Reading the blogs at the Discovery Institute is always an educational experience. I’ve made it a point to regularly visit their “Evolution News & Views” blog. Evolution News & Views features a group of authors who support the notion of Intelligent Design (ID). It features op-eds and coverage of the latest happenings in the worlds of ID and evolution. Among its authors is Dr. Michael Egnor, who has been discussed on the Skeptics’ Guide mainly regarding his ongoing debate with Dr. Novella regarding dualism/materialism.
I consider it an educational experience because I am, as most of you can probably guess, not a proponent of the notion of ID. But I visit the blog to try to understand the “other side” of the debate. I go to read up on what their current best arguments are for ID, to study their tactics, and to occasionally play “Name That Logical Fallacy”.
This week, a post on the blog by Jonathan Wells endeavors to define Intelligent Design. It is a post adapted from his book, “The Politically Incorrect Guide to Darwinism and Intelligent Design“.
He defines Intelligent Design as the following:
Intelligent design maintains that it is possible to infer from empirical evidence that some features of the natural world are best explained by an intelligent cause rather than unguided natural processes. Since ID relies on evidence rather than on scripture or religious doctrines, it is not creationism or a form of religion.
I’ll be honest, when it comes to Intelligent Design, what I see is just a repackaged version of Creationism that attempts to keep the mention of religion or God out of the equation. So what is this “empirical evidence” that Wells describes? What empirical evidence suggests that Intelligent Design is a more viable notion than the theory of evolution?
When I do a quick search for the best lines of evidence for ID, all I come up with are counter-arguments to the theory of evolution such as irreducible complexity. It occurs to me that ID proponents are committing the logical fallacy of the false dichotomy here. If evolution is disproved, the only possible alternative is Intelligent Design.
Perhaps I’m not looking in the right places for the evidence for ID. Can anyone point me in the right direction?
ID does not deny the reality of variation and natural selection; it just denies that those phenomena can accomplish all that Darwinists claim they can accomplish.
“Darwinists” is what ID proponents call people who accept the theory of evolution, It’s basically a propaganda tactic that attempts to paint evolution theory proponents as dogmatic and inflexible in their “beliefs”.
Alright, so according to ID proponents, I’m a Darwinist. I’m also a Newtonist, an Einsteinist, a Keplerist, and the list goes on.
Finally, Wells writes:
ID does not maintain that all species were created in their present form; indeed, some ID advocates have no quarrel with the idea that all living things are descended from a common ancestor. ID challenges only the sufficiency of unguided natural processes and the Darwinian claim that design in living things is an illusion rather than a reality.

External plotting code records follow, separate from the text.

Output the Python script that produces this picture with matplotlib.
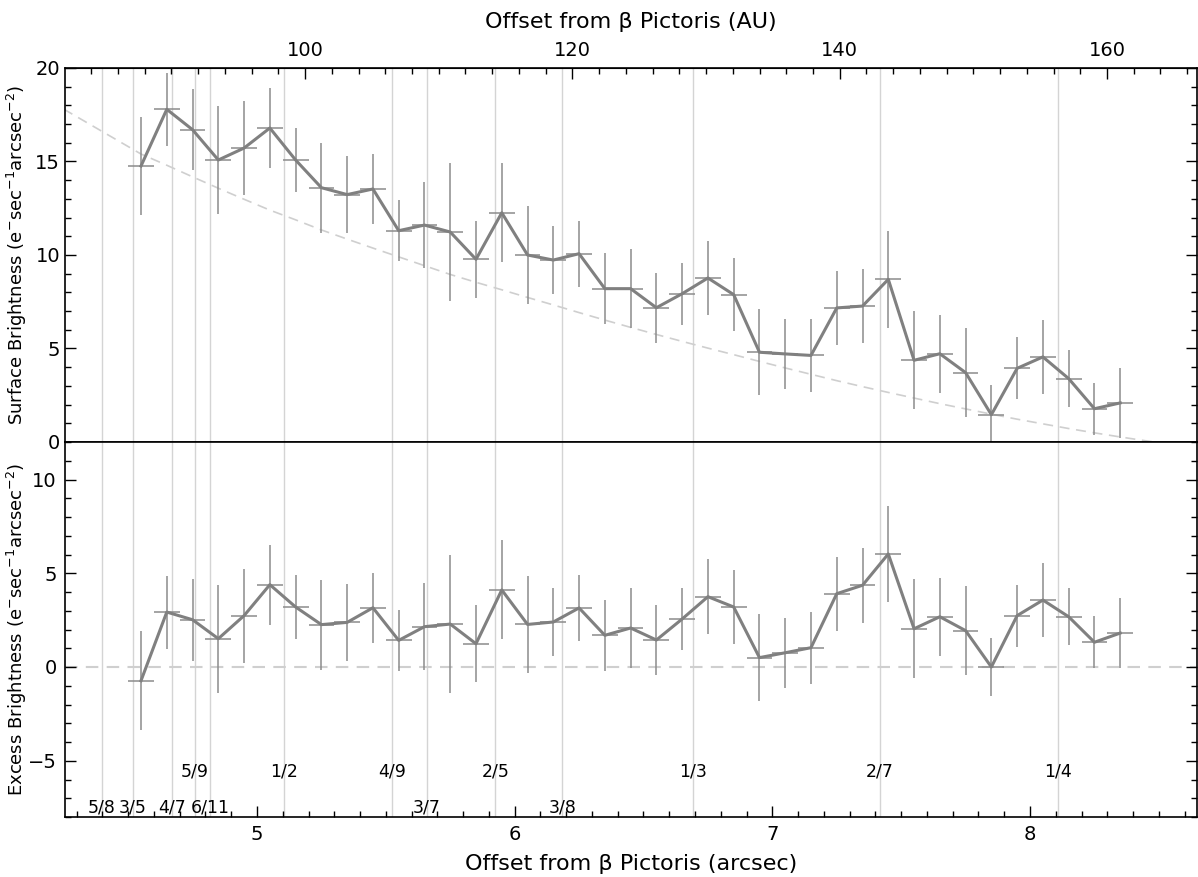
import matplotlib
matplotlib.use('Agg')
import matplotlib.pyplot as plt
from matplotlib.ticker import MultipleLocator, FixedLocator

plt.rcParams['font.family'] = ['DejaVu Sans']
plt.rcParams['mathtext.default'] = 'regular'

# bin centres (arcsec)
offset = [4.55, 4.65, 4.75, 4.85, 4.95, 5.05, 5.15, 5.25, 5.35, 5.45,
          5.55, 5.65, 5.75, 5.85, 5.95, 6.05, 6.15, 6.25, 6.35, 6.45,
          6.55, 6.65, 6.75, 6.85, 6.95, 7.05, 7.15, 7.25, 7.35, 7.45,
          7.55, 7.65, 7.75, 7.85, 7.95, 8.05, 8.15, 8.25, 8.35]

surface = [14.76, 17.79, 16.70, 15.08, 15.72, 16.79, 15.08, 13.60, 13.23, 13.53,
           11.30, 11.60, 11.23, 9.77, 12.26, 10.00, 9.73, 10.07, 8.20, 8.20,
           7.18, 7.93, 8.77, 7.88, 4.80, 4.71, 4.63, 7.17, 7.27, 8.70,
           4.37, 4.72, 3.71, 1.46, 3.94, 4.55, 3.39, 1.78, 2.09]

excess = [-0.73, 2.93, 2.52, 1.51, 2.74, 4.39, 3.20, 2.26, 2.38, 3.16,
          1.42, 2.15, 2.29, 1.24, 4.11, 2.27, 2.40, 3.15, 1.69, 2.08,
          1.44, 2.56, 3.75, 3.20, 0.50, 0.76, 1.03, 3.91, 4.36, 6.03,
          2.04, 2.68, 1.94, 0.00, 2.74, 3.57, 2.68, 1.32, 1.81]

err = [2.64, 1.95, 2.18, 2.89, 2.50, 2.13, 1.73, 2.40, 2.06, 1.87,
       1.62, 2.31, 3.70, 2.05, 2.64, 2.61, 1.82, 1.77, 1.89, 2.13,
       1.86, 1.65, 1.99, 1.97, 2.31, 1.87, 1.93, 1.97, 2.00, 2.58,
       2.63, 2.09, 2.36, 1.57, 1.66, 1.96, 1.51, 1.38, 1.88]

# smooth disk model (dashed curve in top panel)
model_x = [4.25, 4.55, 4.65, 4.75, 4.85, 4.95, 5.05, 5.15, 5.25, 5.35, 5.45,
           5.55, 5.65, 5.75, 5.85, 5.95, 6.05, 6.15, 6.25, 6.35, 6.45,
           6.55, 6.65, 6.75, 6.85, 6.95, 7.05, 7.15, 7.25, 7.35, 7.45,
           7.55, 7.65, 7.75, 7.85, 7.95, 8.05, 8.15, 8.25, 8.35, 8.48]
model_y = [17.80, 15.40, 14.80, 14.18, 13.57, 12.98, 12.40, 11.88, 11.34, 10.85, 10.37,
           9.90, 9.43, 8.96, 8.54, 8.14, 7.73, 7.33, 6.92, 6.52, 6.13,
           5.75, 5.38, 5.02, 4.67, 4.31, 3.96, 3.62, 3.28, 2.96, 2.65,
           2.35, 2.05, 1.77, 1.49, 1.22, 0.97, 0.72, 0.49, 0.27, 0.0]

# mean-motion resonance locations (arcsec)
res_pos = [4.398, 4.518, 4.670, 4.758, 4.817, 5.105, 5.523, 5.658,
           5.925, 6.185, 6.693, 7.418, 8.110]
res_labels = ['5/8', '3/5', '4/7', '5/9', '6/11', '1/2', '4/9', '3/7',
              '2/5', '3/8', '1/3', '2/7', '1/4']
res_row = [1, 1, 1, 0, 1, 0, 0, 1, 0, 1, 0, 0, 0]

au_ticks = [100, 120, 140, 160]
AU_PER_ARCSEC = 19.28

W, H = 1198, 877
fig = plt.figure(figsize=(W / 100, H / 100), dpi=100)
x0, x1 = 65, 1197
ax1 = fig.add_axes([x0 / W, 1 - 442 / H, (x1 - x0) / W, (442 - 68) / H])
ax2 = fig.add_axes([x0 / W, 1 - 817 / H, (x1 - x0) / W, (817 - 442) / H], sharex=ax1)

line_c = '#808080'
err_c = '#8c8c8c'
grid_c = '#d4d4d4'

for ax in (ax1, ax2):
    for xr in res_pos:
        ax.axvline(xr, color=grid_c, lw=1.0, zorder=0)
    for s in ax.spines.values():
        s.set_linewidth(1.2)

# top panel
ax1.plot(model_x, model_y, color='#cfcfcf', lw=1.2, ls=(0, (6, 4)), zorder=1)
ax1.errorbar(offset, surface, yerr=err, xerr=0.05, fmt='none', ecolor=err_c,
             elinewidth=1.1, capsize=0, zorder=2)
ax1.plot(offset, surface, color=line_c, lw=2.2, zorder=3)
ax1.set_ylim(0, 20)
ax1.yaxis.set_major_locator(MultipleLocator(5))
ax1.yaxis.set_minor_locator(MultipleLocator(1))
ax1.set_ylabel(r'Surface Brightness (e$^{-}$sec$^{-1}$arcsec$^{-2}$)', fontsize=13)
ax1.tick_params(which='both', direction='in', bottom=False, labelbottom=False,
                right=True, top=False, labelsize=14)
ax1.tick_params(which='major', length=8, width=1)
ax1.tick_params(which='minor', length=4, width=1)

# bottom panel
ax2.axhline(0, color='#cfcfcf', lw=1.5, ls=(0, (6, 4)), zorder=1)
ax2.errorbar(offset, excess, yerr=err, xerr=0.05, fmt='none', ecolor=err_c,
             elinewidth=1.1, capsize=0, zorder=2)
ax2.plot(offset, excess, color=line_c, lw=2.2, zorder=3)
ax2.set_ylim(-8, 12)
ax2.set_yticks([-5, 0, 5, 10])
ax2.yaxis.set_minor_locator(MultipleLocator(1))
ax2.set_xlim(4.255, 8.648)
ax2.xaxis.set_major_locator(MultipleLocator(1))
ax2.xaxis.set_minor_locator(MultipleLocator(0.1))
ax2.set_ylabel(r'Excess Brightness (e$^{-}$sec$^{-1}$arcsec$^{-2}$)', fontsize=13)
ax2.set_xlabel('Offset from β Pictoris (arcsec)', fontsize=16, labelpad=7)
ax2.tick_params(which='both', direction='in', top=False, right=True, labelsize=14)
ax2.tick_params(which='major', length=8, width=1, pad=6)
ax2.tick_params(which='minor', length=4, width=1)

for xr, lab, row in zip(res_pos, res_labels, res_row):
    ax2.text(xr, -5.55 if row == 0 else -7.52, lab, ha='center', va='center',
             fontsize=12.5, zorder=4)

for ax in (ax1, ax2):
    ax.yaxis.set_label_coords(-0.032, 0.5)

# top axis in AU
sec = ax1.secondary_xaxis('top', functions=(lambda a: a * AU_PER_ARCSEC,
                                            lambda au: au / AU_PER_ARCSEC))
sec.xaxis.set_major_locator(FixedLocator(au_ticks))
sec.xaxis.set_minor_locator(MultipleLocator(2))
sec.tick_params(which='both', direction='in', labelsize=14)
sec.tick_params(which='major', length=8, width=1, pad=6)
sec.tick_params(which='minor', length=4, width=1)
sec.set_xlabel('Offset from β Pictoris (AU)', fontsize=16, labelpad=9)

fig.savefig('out.png', dpi=100)
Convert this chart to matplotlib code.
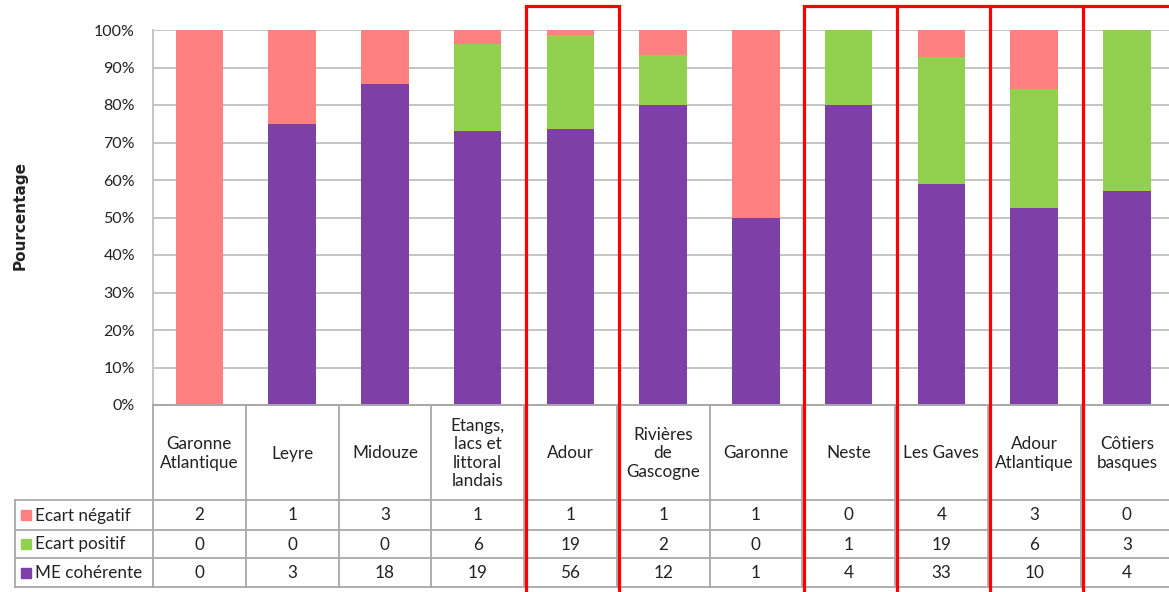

Again, the same false dichotomy rears its ugly head. ID challenges evolution, if evolution is proven wrong, ID wins. But it seems that not everything is designed as intelligently as ID proponents would argue. Take the eye for example. I’ll refer you to a couple of excellent posts on Steve’s NeuroLogica Blog regarding the seemingly haphazard way that the eye is “designed”. Here, and here.
ID proponents have argued that ID is a scientific theory. To me, ID is simply Creationism wearing a shitty halloween costume. In order for it to be a viable scientific theory, it has to at least be testable and falsifiable. How can we test and falsify an all-powerful designer?